Fazil Says Violinkonzert ‘1001 Nights in the Harem’ wurde als Auftragswerk des Luzerner Sinfonieorchesters komponiert und von Patricia Kopatchinskaja unter der Leitung von John Axelrod uraufgeführt. Wenn Sie die damals gemachte Aufnahmen besitzen und glauben, das Werk zu kennen, muss ich das verneinen. Wo Kopatchinskaja und Axelrod noch Klangschönheit und musikalische Linien pflegen, gehen Iskandar Widjaja und Howard Griffiths das Werk weitaus moderner an. Der erste Satz wird vom Solisten regelrecht zerfetzt, und die Musik erinnert den Hörer an die Lichteffekte einer Diskokugel, vielleicht auch an pointilistische Malerei oder an Vogelgezwitscher. Das Allegro wird rasant gespielt, viel schneller als bei Kopatchinskaja, und das Sensuelle und Schillernde kommt in der Kadenz und im Andantino generös zum Ausdruck, während der letzte Satz wiederum sehr rhythmisch klingt, ehe das Werk ganz beschaulich und sensuell zu Ende geht, allerdings nicht ohne das Zwitschern von Iskandar Widjajas Geige.

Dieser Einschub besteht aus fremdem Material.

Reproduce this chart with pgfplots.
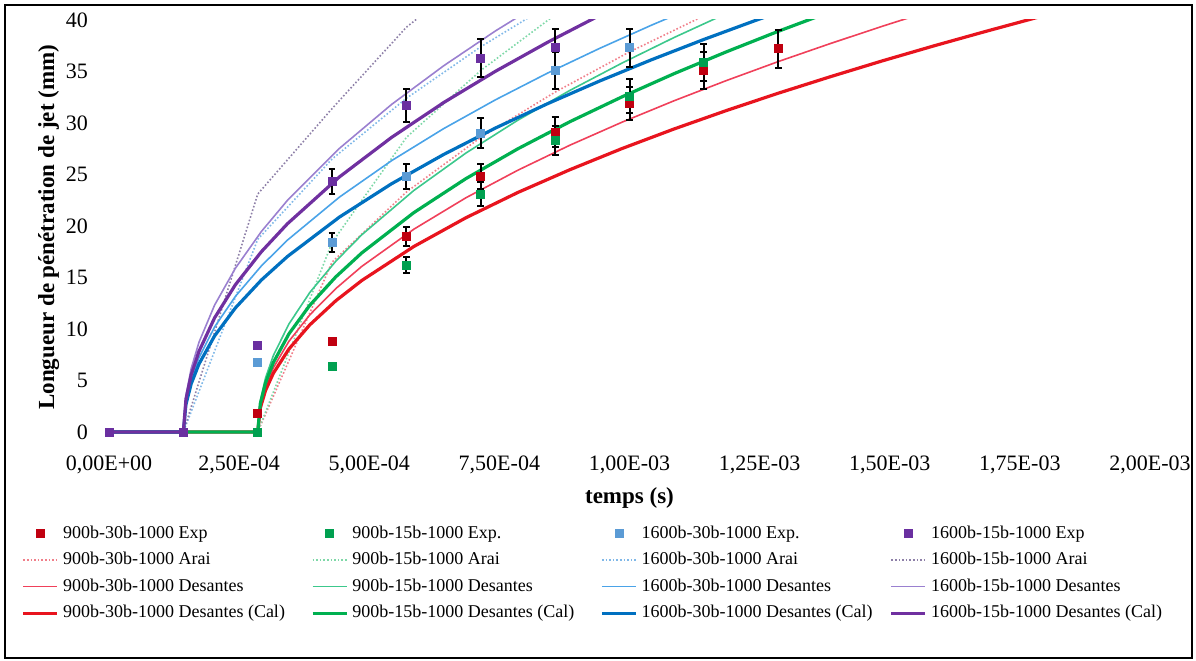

Auch im ‘Grand Bazaar’ schärft Howard Griffiths die Rhythmik und zeigt eher nervöse Geschäftigkeit als die breitere und weitaus farbigere orientalische Stimmung, wie sie z.B. John Axelrod mit dem Symphonieorchester aus Sevilla gelang.
In seiner ‘China Rhapsody’ setzt Fazil Say das Klavier als Soloinstrument ein, und nicht nur wenn ein Bleistift auf die Saiten gepresst wird, um die Guzheng zu imitieren, ist hier orientalisches Kolorit angesagt, das Griffiths und die türkische Pianistin Iraz Yildiz sehr idiomatisch herausarbeiten.
Und so ist diese CD mit Werken von Fazil Say in mehreren Hinsichten wichtig, wegen der Ersteinspielungen von ‘Grand Bazaar’ und der ‘China Rhapsody’ und wegen der neuen Sicht auf das Violinkonzert, die sich von der Kopatchinskaja-Aufnahme total unterscheidet.